Seal of the School District of Lee County. Credit: WINK News.

Millions of dollars possibly wasted. A second school board member now wants an outside organization to investigate how the School District of Lee County is spending your money.

Last week, we told you Melisa Giovannelli called for the investigation. But then backed down. Now, fellow School District of Lee County Board Member Betsy Vaughn is backing her.

The School District of Lee County continues to face immense pressure from some board members. The million dollar question is whether the district needed to spend $3.9 million on a mold remediation project in 2017.

“If there is no problem, let’s lay this to rest once and for all,” Vaughn said, “because it doesn’t do the school district any good.”

Vaughn fears a lot of the work being outsourced could have been done in house by their employees.

Concerned parent and taxpayer, Carl Ratliff, said if one school board member has concerns that are good enough for him to hire outside counsel.

“It’s hard to police yourself,” Ratliff said. “You’re going to have to have somebody come from the outside that’s not going to have an opinion one way or the other.”

School District of Lee County Board Member Chris Patricca is against an investigation and said none of us are experts at mold remediation. The district will not go on camera, but it said they are outsourcing the work cuts down on liability.
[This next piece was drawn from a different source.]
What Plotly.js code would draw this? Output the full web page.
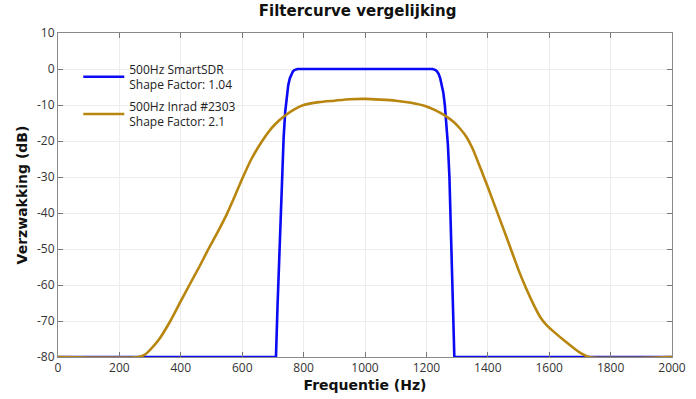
<!DOCTYPE html>
<html>
<head>
<meta charset="utf-8">
<script src="https://cdn.plot.ly/plotly-3.0.1.min.js"></script>
<style>html,body{margin:0;padding:0;background:#fff;}#chart{width:696px;height:399px;}</style>
</head>
<body>
<div id="chart"></div>
<script>
// SmartSDR 500 Hz filter
const freqSDR = [0, 700, 710, 715, 720, 725, 730, 735, 740, 745, 750, 755, 760, 765, 770, 775, 780,
  1220, 1225, 1230, 1235, 1240, 1245, 1250, 1255, 1260, 1265, 1270, 1275, 1280, 1285, 1291, 2000];
const dbSDR = [-80, -80, -80, -66, -53, -40, -28, -19, -12, -7.5, -4.5, -2.6, -1.4, -0.7, -0.3, -0.1, 0,
  0, -0.1, -0.3, -0.7, -1.4, -2.6, -4.3, -6.5, -10, -14.5, -21, -30, -45, -60, -80, -80];

// Inrad #2303 500 Hz filter
const freqInrad = [0, 262, 280, 300, 330, 366, 400, 428, 460, 490, 520, 550, 575, 600, 630, 665, 695, 720, 740,
  770, 800, 850, 900, 950, 1000, 1050, 1100, 1150, 1200, 1230, 1262, 1290, 1310, 1330, 1350, 1375, 1400, 1425, 1450,
  1475, 1500, 1525, 1550, 1570, 1590, 1610, 1650, 1700, 1730, 2000];
const dbInrad = [-80, -80, -79.5, -78, -75, -70, -64.5, -60, -55, -50, -45.3, -40.3, -35.5, -30.5, -25, -20, -16.5, -14.3, -12.9,
  -11.2, -10, -9.2, -8.8, -8.4, -8.3, -8.5, -8.8, -9.4, -10.4, -11.5, -13, -14.8, -16.6, -18.8, -22, -27.3, -32.8, -38.5, -44.2,
  -50, -55.8, -61, -65.6, -68.8, -71, -72.6, -75.5, -78.8, -80, -80];

const xTicks = [0, 200, 400, 600, 800, 1000, 1200, 1400, 1600, 1800, 2000];
const yTicks = [10, 0, -10, -20, -30, -40, -50, -60, -70, -80];
const yTickText = ['10', '0', '-10', '-20', '-30', '-40', '-50', '-60', '-70', '-80'];

const seriesNames = ['500Hz SmartSDR<br>Shape Factor: 1.04', '500Hz Inrad #2303<br>Shape Factor: 2.1'];

const traces = [
  {x: freqSDR, y: dbSDR, type: 'scatter', mode: 'lines', name: seriesNames[0], legendgroup: 'a',
   line: {color: '#0a0af5', width: 2.6}},
  {x: freqInrad, y: dbInrad, type: 'scatter', mode: 'lines', name: seriesNames[1], legendgroup: 'b',
   line: {color: '#b8860f', width: 2.6, shape: 'spline', smoothing: 0.6}}
];

const axisCommon = {
  showline: true, linecolor: '#8a8a8a', linewidth: 1, mirror: 'ticks',
  ticks: 'inside', ticklen: 5, tickcolor: '#777', tickwidth: 1,
  showgrid: true, gridcolor: '#ececec', gridwidth: 1, zeroline: false,
  tickfont: {family: 'Open Sans, sans-serif', size: 12, color: '#333'}
};

const layout = {
  width: 696, height: 399,
  margin: {l: 58, r: 24, t: 33, b: 42},
  paper_bgcolor: '#fff', plot_bgcolor: '#fff',
  title: {text: '<b>Filtercurve vergelijking</b>', x: 0.488, xref: 'paper', y: 0.972, yanchor: 'middle',
          font: {family: 'DejaVu Sans, sans-serif', size: 15, color: '#111'}},
  xaxis: Object.assign({}, axisCommon, {range: [0, 2000], tickvals: xTicks,
    title: {text: '<b>Frequentie (Hz)</b>', standoff: 4, font: {family: 'DejaVu Sans, sans-serif', size: 14, color: '#111'}}}),
  yaxis: Object.assign({}, axisCommon, {range: [-80, 10], tickvals: yTicks, ticktext: yTickText,
    title: {text: '<b>Verzwakking (dB)</b>', standoff: 6, font: {family: 'DejaVu Sans, sans-serif', size: 14, color: '#111'}}}),
  showlegend: true,
  legend: {x: 0.033, y: 0.933, xanchor: 'left', yanchor: 'top', bgcolor: 'rgba(255,255,255,0)',
           itemwidth: 41, traceorder: 'grouped',
           font: {family: 'Open Sans, sans-serif', size: 12, color: '#222'}, tracegroupgap: 3}
};

Plotly.newPlot('chart', traces, layout, {displayModeBar: false, staticPlot: true});
</script>
</body>
</html>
“I’m not even saying it’s hiding,” Vaughn said. “It could be or it could just be shotty bookkeeping…”

The district is already in trouble with the state over a maintenance contract. An audit found the district has not provided enough documentation proving it needs to spend this much money, as well as using the wrong funds.

“If there is a mistake, then let’s get better people,” Vaughn said. “Let’s get people that won’t make these mistakes.”

That is why Ratliff, a businessperson himself, said it is always smarter to do more work yourself.

“They should have their own maintenance crew do as much of the work as possible to avoid outside issue,” Ratliff said. “Keep better tabs on it.”

Auditors from the state will be here next week to do another audit. Chairperson Gwyn Gittens told WINK News she wants to wait until that is done to decide on whether an outside counsel is needed.

The school district has until May 31 to prove to the state the audit is wrong.